The car world has plenty of high-performance builders operating outside the realm of the major marquees— We see things like the Equus Bass pop up almost every year. They're the ones breaking barriers of design, and I want these people to start applying their batshit ideas to trucks.
I'm not demanding more insane trucks so that I can buy one. Hell, I could barely afford to fill the fuel tank of a mere four-wheeled Gelandewagen. But crazy innovators with a willingness to take risks on style and setup give us inspiration, and sometimes even trickle-down tech. I want somebody like Bassam Abdallah or Elon Musk to throw the kind of commitment toward pushing the envelope on truck design that mainstream automakers would never risk.

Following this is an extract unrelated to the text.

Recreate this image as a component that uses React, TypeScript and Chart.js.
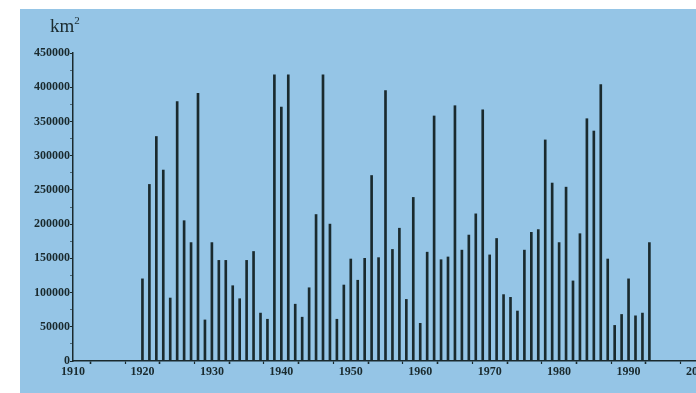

So why don't more entrepreneurs start making trucks? Of course there's the high cost of entry, which is the first thing that bars most of us from opening our own automaker. But it certainly has been done, in fact the car cottage-industry has yielded some of the best machines we have today; Pagani and Koenigsegg come to my mind first.
So what's the next logical argument— that nobody would buy a boutique truck?
I understand a lot of truck buyers are focused on practicality, and will want something that's economical or that they can at least get serviced at most indie shops. But AMG found enough people to justify a 6WD G'Wagen, Jon Ward at ICON has a waiting list. I find it hard to believe that there's "no" market for a truck-equivalent to the likes of Equus, Panoz, or Qvale.
What about the super wild trucks we have seen recently? I attribute the demise of the International XT to the absurd amount of asphalt it consumes, not the fact that it was a very expensive truck. As for the Dartz Prombron, it's "famous" for an interior made of whale penis and having been driven by Sacha-Baron Cohen in The Dictator... I think that question answers itself.
The 6x6 Mercedes I used to illustrate this rant isn't exactly a boutique vehicle... but it's the level of wildness I'd love to see more of in trucks. Not just in terms of off-road performance or ostentatiousness, but in utility and efficiency. If AMG spent as much time thinking about a truck that would be frugal and useful as they did making chariots for oil barons, imagine what they might come up with. Hell, one of Jason's ideas might even come to fruition!
Now I want to know what you think. Is there room in the market, and your heart, for a radical limited-production utility vehicle? Would such a thing open new doors for mainstream truck consumers down the road? Or am I just way too amped about boutique cars because the Local Motors guys took me off jumps in their maniacal machine yesterday?